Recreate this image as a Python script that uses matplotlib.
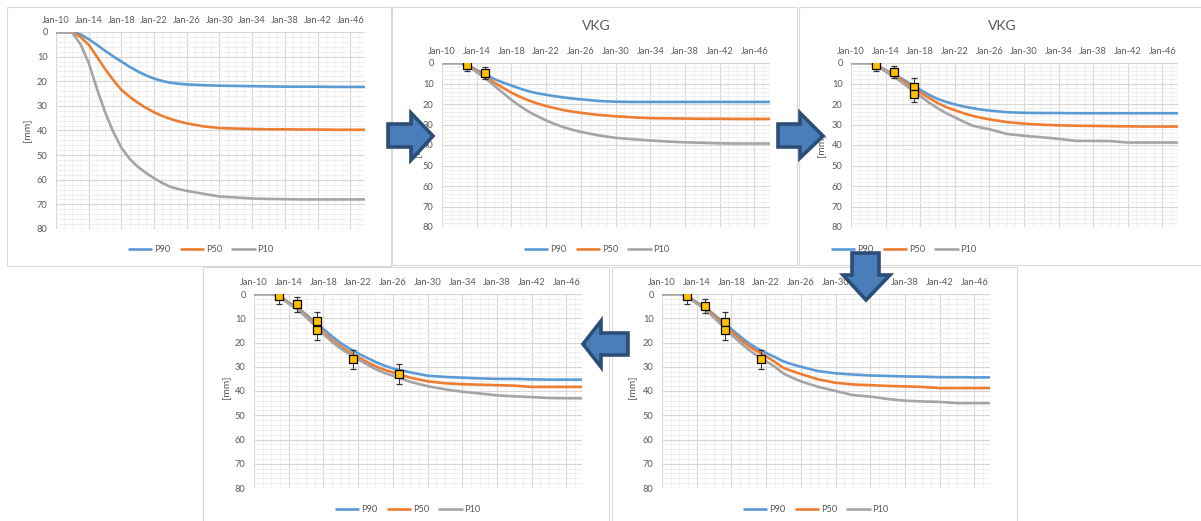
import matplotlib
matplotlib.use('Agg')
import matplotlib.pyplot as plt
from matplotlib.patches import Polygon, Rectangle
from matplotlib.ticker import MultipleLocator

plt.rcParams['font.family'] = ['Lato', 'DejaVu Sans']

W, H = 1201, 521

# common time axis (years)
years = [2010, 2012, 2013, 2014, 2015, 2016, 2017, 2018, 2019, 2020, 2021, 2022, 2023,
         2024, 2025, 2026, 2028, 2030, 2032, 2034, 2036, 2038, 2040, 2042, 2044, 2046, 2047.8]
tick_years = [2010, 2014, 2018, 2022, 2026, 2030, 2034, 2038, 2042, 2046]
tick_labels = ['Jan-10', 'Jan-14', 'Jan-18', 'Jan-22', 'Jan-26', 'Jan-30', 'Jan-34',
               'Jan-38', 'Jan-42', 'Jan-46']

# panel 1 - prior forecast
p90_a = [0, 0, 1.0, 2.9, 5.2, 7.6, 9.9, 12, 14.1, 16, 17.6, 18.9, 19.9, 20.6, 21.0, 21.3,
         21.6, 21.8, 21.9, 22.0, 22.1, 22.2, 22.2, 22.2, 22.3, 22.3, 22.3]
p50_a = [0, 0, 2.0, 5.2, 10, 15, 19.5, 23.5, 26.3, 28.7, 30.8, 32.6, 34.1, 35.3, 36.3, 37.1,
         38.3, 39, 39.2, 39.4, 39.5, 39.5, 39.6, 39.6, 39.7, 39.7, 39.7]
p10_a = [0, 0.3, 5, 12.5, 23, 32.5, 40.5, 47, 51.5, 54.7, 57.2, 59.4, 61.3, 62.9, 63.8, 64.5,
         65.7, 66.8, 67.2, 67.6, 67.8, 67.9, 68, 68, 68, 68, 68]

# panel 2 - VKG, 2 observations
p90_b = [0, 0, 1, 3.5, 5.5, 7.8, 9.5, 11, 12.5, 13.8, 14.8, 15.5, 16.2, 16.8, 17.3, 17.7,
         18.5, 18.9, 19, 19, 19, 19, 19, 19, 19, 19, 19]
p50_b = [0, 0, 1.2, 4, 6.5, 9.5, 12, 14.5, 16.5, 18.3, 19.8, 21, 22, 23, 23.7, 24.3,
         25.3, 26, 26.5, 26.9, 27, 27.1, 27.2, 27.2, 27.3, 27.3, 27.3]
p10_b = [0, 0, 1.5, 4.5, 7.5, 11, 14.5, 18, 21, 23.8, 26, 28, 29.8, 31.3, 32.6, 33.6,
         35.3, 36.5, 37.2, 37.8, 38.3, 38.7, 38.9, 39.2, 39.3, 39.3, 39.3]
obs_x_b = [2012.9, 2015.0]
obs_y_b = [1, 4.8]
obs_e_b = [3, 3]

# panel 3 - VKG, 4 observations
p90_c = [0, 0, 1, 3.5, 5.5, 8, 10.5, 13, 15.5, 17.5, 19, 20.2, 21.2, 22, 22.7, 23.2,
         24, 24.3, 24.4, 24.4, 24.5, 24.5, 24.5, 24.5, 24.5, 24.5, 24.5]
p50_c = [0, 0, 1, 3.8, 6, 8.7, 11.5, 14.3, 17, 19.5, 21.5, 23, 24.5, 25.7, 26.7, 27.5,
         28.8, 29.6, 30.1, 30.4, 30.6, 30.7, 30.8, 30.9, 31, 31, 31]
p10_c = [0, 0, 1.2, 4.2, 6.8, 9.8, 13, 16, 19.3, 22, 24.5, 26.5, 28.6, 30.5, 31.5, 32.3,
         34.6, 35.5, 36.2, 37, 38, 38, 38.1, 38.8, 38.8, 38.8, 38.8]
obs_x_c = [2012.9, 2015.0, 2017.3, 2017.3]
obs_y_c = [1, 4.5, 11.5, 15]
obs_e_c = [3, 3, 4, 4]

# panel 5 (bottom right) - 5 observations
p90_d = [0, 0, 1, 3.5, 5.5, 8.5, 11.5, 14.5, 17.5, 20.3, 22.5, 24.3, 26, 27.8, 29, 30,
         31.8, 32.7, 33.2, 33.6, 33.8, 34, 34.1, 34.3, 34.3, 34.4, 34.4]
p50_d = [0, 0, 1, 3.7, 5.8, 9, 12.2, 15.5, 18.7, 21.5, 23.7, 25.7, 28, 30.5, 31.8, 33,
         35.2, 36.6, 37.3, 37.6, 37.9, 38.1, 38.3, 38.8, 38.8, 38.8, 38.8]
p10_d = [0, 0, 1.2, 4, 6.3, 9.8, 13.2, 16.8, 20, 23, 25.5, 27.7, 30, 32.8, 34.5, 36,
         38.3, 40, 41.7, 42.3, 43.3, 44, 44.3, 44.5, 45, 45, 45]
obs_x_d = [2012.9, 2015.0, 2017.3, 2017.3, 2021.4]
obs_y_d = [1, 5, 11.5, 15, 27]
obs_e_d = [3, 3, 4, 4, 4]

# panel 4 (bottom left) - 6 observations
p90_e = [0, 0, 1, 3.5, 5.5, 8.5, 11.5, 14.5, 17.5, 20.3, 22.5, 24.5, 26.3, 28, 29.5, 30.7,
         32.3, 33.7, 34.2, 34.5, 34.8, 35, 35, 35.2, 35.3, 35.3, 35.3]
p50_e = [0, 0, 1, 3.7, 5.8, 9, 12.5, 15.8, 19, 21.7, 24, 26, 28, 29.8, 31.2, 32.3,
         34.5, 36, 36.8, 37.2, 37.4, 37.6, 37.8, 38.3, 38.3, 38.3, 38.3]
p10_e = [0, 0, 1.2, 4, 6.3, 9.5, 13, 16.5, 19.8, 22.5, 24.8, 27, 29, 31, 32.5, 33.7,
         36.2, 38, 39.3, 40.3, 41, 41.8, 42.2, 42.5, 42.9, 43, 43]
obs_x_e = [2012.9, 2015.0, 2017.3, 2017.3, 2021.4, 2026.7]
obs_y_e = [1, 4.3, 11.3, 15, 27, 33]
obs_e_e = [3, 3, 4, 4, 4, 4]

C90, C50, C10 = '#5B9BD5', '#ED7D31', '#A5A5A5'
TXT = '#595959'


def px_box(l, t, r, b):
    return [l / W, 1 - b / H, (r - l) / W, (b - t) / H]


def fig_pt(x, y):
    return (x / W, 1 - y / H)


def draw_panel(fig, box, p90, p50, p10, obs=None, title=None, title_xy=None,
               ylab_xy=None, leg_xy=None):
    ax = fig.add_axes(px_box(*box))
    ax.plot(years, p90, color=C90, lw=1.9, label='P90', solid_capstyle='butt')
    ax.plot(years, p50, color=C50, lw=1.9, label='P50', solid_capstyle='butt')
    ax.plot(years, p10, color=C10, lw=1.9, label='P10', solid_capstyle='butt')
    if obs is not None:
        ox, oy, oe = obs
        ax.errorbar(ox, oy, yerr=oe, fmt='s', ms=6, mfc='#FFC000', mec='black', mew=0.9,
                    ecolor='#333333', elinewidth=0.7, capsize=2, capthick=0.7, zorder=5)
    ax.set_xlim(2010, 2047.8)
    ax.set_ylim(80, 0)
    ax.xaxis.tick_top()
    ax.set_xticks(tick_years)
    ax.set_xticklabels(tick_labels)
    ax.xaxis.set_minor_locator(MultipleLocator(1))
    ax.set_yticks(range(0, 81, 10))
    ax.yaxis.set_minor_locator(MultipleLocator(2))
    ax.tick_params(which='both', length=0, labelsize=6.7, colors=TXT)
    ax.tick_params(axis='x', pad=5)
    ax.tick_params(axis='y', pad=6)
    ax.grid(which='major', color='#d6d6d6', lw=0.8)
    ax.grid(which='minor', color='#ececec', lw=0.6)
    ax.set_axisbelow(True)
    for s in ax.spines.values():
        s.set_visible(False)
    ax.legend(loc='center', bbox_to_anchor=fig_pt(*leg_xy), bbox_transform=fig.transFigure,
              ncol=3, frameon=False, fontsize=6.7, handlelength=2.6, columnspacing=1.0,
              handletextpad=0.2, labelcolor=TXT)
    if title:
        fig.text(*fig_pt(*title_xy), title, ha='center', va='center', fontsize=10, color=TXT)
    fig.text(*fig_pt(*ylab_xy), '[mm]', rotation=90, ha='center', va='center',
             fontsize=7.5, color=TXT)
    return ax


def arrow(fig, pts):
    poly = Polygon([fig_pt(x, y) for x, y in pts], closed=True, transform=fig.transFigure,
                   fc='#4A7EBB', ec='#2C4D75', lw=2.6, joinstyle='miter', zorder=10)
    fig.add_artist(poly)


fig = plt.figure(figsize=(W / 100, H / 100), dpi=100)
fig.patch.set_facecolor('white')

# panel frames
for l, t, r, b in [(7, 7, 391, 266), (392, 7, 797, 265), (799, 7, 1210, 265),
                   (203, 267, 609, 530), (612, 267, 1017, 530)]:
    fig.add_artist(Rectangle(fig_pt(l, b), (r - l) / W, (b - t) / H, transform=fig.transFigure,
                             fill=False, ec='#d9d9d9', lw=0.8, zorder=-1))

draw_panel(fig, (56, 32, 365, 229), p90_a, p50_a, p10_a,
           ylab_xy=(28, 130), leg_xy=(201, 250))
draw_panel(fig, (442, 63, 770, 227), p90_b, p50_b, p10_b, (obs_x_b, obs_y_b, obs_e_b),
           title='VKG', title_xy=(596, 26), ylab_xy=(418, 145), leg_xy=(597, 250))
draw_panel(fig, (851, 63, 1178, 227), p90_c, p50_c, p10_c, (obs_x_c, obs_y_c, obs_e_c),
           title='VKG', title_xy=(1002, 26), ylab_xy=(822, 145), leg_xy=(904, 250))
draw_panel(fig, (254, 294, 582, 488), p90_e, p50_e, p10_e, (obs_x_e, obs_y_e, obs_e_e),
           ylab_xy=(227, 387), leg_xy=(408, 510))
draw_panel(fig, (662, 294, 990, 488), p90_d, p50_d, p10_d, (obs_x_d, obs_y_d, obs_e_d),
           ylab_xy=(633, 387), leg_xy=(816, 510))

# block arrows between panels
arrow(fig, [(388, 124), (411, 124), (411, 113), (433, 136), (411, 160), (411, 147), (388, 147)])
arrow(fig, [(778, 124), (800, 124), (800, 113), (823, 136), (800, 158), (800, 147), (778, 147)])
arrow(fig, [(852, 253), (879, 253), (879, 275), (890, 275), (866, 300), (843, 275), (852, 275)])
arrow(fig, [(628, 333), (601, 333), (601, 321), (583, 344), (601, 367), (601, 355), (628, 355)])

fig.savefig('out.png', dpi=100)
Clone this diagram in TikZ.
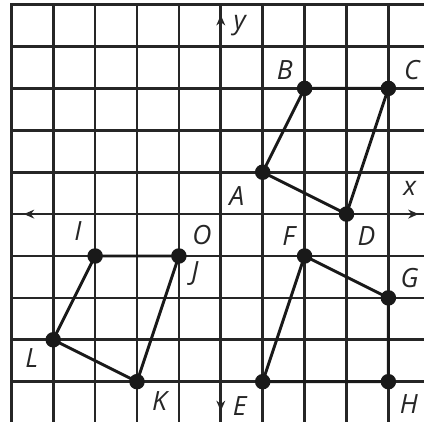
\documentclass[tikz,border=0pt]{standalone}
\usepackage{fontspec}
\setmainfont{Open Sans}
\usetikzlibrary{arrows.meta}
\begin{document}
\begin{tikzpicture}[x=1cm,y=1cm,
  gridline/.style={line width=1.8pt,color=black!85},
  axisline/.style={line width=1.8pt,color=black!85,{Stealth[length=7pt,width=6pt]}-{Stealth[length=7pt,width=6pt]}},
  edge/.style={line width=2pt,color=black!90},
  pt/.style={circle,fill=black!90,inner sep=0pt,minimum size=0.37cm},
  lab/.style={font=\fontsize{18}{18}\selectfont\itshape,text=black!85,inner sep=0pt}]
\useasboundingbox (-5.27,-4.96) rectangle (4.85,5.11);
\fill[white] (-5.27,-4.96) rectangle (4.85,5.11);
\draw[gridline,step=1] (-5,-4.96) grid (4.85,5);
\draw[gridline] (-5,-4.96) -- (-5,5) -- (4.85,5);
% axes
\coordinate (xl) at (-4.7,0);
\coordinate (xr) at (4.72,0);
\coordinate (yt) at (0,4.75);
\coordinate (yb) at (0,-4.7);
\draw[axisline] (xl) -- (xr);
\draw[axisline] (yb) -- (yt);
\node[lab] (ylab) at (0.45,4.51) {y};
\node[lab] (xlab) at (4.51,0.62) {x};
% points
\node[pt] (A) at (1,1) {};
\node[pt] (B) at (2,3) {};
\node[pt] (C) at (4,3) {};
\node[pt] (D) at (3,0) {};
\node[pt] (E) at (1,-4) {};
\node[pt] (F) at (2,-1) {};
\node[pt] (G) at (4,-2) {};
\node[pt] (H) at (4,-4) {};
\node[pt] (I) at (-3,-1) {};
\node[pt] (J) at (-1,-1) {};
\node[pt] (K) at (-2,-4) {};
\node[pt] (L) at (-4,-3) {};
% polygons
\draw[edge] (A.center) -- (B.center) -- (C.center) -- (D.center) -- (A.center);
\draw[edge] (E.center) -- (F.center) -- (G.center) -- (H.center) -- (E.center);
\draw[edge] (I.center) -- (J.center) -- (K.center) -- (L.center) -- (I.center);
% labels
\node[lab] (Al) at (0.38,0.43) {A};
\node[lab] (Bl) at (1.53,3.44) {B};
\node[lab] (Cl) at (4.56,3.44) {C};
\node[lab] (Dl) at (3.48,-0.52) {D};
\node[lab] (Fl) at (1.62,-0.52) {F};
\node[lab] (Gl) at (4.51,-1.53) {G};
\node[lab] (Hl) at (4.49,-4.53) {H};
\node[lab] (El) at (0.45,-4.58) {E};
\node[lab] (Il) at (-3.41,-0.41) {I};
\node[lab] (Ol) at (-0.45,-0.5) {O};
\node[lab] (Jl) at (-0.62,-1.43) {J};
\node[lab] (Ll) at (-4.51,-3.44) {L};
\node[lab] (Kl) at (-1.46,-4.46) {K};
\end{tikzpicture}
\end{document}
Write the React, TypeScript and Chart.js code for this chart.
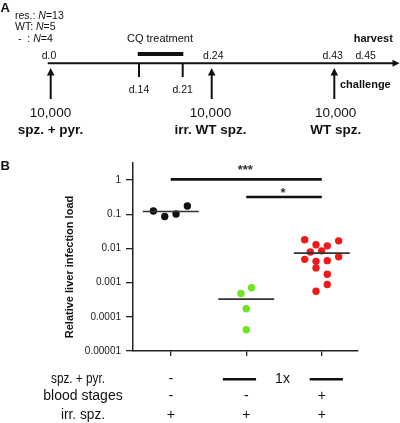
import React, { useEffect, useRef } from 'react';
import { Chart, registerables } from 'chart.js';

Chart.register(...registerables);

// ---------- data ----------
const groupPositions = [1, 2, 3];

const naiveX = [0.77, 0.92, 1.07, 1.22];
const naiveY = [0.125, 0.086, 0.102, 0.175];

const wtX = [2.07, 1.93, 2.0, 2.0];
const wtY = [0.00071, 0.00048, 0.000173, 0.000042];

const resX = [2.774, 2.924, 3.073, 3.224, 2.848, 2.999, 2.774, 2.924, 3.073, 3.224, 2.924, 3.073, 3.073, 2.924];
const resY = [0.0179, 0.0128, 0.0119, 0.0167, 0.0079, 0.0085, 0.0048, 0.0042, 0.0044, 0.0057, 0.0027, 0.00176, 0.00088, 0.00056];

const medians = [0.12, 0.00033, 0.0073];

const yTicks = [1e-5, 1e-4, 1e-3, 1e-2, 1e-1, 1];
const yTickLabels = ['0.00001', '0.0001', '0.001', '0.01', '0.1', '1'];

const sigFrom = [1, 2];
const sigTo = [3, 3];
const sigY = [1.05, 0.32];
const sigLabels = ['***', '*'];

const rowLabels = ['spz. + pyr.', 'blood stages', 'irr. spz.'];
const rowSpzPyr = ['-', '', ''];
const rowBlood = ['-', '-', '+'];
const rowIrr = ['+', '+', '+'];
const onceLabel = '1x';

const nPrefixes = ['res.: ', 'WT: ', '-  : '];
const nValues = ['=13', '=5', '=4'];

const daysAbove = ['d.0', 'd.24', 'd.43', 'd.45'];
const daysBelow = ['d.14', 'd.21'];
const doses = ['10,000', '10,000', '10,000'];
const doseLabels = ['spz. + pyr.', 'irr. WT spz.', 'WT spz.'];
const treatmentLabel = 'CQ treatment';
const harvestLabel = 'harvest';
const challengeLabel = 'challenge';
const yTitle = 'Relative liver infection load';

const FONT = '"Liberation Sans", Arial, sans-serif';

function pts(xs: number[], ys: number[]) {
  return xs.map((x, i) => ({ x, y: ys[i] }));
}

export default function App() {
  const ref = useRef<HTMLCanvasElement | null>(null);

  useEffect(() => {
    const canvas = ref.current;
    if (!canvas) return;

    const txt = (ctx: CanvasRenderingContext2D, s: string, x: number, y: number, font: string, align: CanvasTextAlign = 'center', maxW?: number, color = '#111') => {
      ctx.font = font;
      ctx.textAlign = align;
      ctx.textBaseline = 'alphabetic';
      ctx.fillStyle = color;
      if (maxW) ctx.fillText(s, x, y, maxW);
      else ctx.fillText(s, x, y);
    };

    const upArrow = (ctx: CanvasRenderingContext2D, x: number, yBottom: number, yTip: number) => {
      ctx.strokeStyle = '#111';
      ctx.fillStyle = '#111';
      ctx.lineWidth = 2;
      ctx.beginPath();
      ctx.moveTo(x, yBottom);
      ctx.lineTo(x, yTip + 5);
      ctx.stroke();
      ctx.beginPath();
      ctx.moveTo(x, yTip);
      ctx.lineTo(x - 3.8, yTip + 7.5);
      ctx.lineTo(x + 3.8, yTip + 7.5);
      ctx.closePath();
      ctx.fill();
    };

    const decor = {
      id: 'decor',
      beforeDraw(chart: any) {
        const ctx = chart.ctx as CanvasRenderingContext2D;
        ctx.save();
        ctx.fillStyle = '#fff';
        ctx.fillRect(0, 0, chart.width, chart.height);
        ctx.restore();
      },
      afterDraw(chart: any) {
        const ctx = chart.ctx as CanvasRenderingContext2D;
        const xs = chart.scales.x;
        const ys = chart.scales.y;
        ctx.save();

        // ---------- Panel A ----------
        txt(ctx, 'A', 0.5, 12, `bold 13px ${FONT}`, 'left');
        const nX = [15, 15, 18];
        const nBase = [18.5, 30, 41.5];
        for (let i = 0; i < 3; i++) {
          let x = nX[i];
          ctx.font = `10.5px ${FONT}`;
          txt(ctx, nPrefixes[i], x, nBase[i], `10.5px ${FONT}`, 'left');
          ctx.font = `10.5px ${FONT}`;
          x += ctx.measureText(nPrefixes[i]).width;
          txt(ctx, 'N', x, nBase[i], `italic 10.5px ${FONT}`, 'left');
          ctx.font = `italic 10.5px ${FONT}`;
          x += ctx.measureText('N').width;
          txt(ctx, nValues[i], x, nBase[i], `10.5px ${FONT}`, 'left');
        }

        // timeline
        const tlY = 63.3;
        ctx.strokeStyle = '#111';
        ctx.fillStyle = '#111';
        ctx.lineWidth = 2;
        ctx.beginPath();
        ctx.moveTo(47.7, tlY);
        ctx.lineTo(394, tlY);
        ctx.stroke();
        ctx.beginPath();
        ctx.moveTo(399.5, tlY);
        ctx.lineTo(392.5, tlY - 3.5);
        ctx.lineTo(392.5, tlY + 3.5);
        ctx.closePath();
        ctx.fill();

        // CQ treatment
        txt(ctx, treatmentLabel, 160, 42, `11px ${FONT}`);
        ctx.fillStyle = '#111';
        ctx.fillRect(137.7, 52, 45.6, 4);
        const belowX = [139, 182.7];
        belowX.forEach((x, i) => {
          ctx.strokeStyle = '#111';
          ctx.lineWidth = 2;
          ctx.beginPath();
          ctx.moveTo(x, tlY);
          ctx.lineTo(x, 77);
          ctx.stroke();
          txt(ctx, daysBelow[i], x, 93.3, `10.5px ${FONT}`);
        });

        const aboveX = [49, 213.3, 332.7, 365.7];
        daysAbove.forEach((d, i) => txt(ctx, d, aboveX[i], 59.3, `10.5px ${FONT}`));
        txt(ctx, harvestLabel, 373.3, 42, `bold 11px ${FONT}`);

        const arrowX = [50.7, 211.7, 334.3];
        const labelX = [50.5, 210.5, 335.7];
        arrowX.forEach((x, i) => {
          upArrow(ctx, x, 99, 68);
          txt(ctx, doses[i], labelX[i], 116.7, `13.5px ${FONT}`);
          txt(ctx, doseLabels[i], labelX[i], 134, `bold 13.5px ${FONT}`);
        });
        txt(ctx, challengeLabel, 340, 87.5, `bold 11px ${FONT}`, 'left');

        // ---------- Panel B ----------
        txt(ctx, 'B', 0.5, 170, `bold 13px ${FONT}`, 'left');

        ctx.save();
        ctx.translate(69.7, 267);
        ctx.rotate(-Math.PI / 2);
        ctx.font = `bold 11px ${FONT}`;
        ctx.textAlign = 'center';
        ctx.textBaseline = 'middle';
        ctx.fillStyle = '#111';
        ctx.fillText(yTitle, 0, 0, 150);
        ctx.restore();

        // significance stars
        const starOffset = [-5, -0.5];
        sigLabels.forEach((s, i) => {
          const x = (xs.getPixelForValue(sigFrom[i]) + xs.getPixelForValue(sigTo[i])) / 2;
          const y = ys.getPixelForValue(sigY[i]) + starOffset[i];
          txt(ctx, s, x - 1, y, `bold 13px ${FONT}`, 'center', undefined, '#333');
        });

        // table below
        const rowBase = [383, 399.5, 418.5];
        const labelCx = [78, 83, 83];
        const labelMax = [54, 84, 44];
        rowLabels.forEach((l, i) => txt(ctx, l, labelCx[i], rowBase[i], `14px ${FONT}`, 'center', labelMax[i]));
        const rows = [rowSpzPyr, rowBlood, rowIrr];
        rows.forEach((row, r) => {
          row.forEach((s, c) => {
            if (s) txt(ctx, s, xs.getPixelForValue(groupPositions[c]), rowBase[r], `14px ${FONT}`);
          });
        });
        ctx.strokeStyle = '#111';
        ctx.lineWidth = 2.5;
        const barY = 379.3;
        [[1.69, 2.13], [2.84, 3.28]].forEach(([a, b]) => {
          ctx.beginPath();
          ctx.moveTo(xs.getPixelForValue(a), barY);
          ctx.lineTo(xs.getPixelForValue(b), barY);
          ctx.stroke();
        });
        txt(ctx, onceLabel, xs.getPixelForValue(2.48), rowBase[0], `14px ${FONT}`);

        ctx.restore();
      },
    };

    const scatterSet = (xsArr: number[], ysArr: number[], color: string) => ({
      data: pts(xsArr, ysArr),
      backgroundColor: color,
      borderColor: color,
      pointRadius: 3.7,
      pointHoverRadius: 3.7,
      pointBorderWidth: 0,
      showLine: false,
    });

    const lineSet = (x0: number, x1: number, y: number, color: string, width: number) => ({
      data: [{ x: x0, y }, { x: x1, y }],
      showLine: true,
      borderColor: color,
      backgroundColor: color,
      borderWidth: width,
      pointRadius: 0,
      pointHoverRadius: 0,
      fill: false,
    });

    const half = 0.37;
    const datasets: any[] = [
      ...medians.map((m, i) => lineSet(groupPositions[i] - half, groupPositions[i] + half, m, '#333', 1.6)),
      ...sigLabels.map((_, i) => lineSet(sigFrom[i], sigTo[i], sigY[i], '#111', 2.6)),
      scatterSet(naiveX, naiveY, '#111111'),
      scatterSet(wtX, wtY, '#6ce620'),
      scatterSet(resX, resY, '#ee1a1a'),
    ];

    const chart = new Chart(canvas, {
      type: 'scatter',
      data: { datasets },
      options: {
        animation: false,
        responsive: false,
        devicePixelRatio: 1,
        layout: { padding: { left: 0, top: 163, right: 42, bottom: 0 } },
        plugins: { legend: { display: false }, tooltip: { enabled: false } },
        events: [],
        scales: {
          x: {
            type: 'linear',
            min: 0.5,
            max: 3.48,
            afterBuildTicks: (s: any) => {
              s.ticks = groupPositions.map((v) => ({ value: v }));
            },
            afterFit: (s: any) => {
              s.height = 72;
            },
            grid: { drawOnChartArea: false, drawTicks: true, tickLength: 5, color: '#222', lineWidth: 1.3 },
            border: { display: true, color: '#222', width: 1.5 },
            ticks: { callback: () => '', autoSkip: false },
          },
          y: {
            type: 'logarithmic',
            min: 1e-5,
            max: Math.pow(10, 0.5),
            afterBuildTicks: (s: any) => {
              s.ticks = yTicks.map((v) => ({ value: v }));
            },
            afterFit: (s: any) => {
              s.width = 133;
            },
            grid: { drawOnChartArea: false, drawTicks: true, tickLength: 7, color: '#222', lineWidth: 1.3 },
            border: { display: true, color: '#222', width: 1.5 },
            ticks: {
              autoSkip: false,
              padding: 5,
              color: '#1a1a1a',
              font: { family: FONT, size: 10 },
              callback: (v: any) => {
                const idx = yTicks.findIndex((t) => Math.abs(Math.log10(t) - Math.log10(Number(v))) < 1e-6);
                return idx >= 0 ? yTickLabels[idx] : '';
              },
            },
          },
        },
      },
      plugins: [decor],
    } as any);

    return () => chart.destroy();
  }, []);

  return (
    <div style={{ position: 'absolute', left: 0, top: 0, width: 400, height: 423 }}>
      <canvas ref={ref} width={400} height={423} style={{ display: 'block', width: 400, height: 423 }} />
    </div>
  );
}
* * * * *
**Problem details:**
What lines above run from the one with "Write the React, TypeScript" to the one with "const naiveY = [0.125, 0.086, 0.102, 0.175];"? Give them again exactly, ends included, and leave the pictures out.

**Solution to the exercise:**
Write the React, TypeScript and Chart.js code for this chart.
import React, { useEffect, useRef } from 'react';
import { Chart, registerables } from 'chart.js';

Chart.register(...registerables);

// ---------- data ----------
const groupPositions = [1, 2, 3];

const naiveX = [0.77, 0.92, 1.07, 1.22];
const naiveY = [0.125, 0.086, 0.102, 0.175];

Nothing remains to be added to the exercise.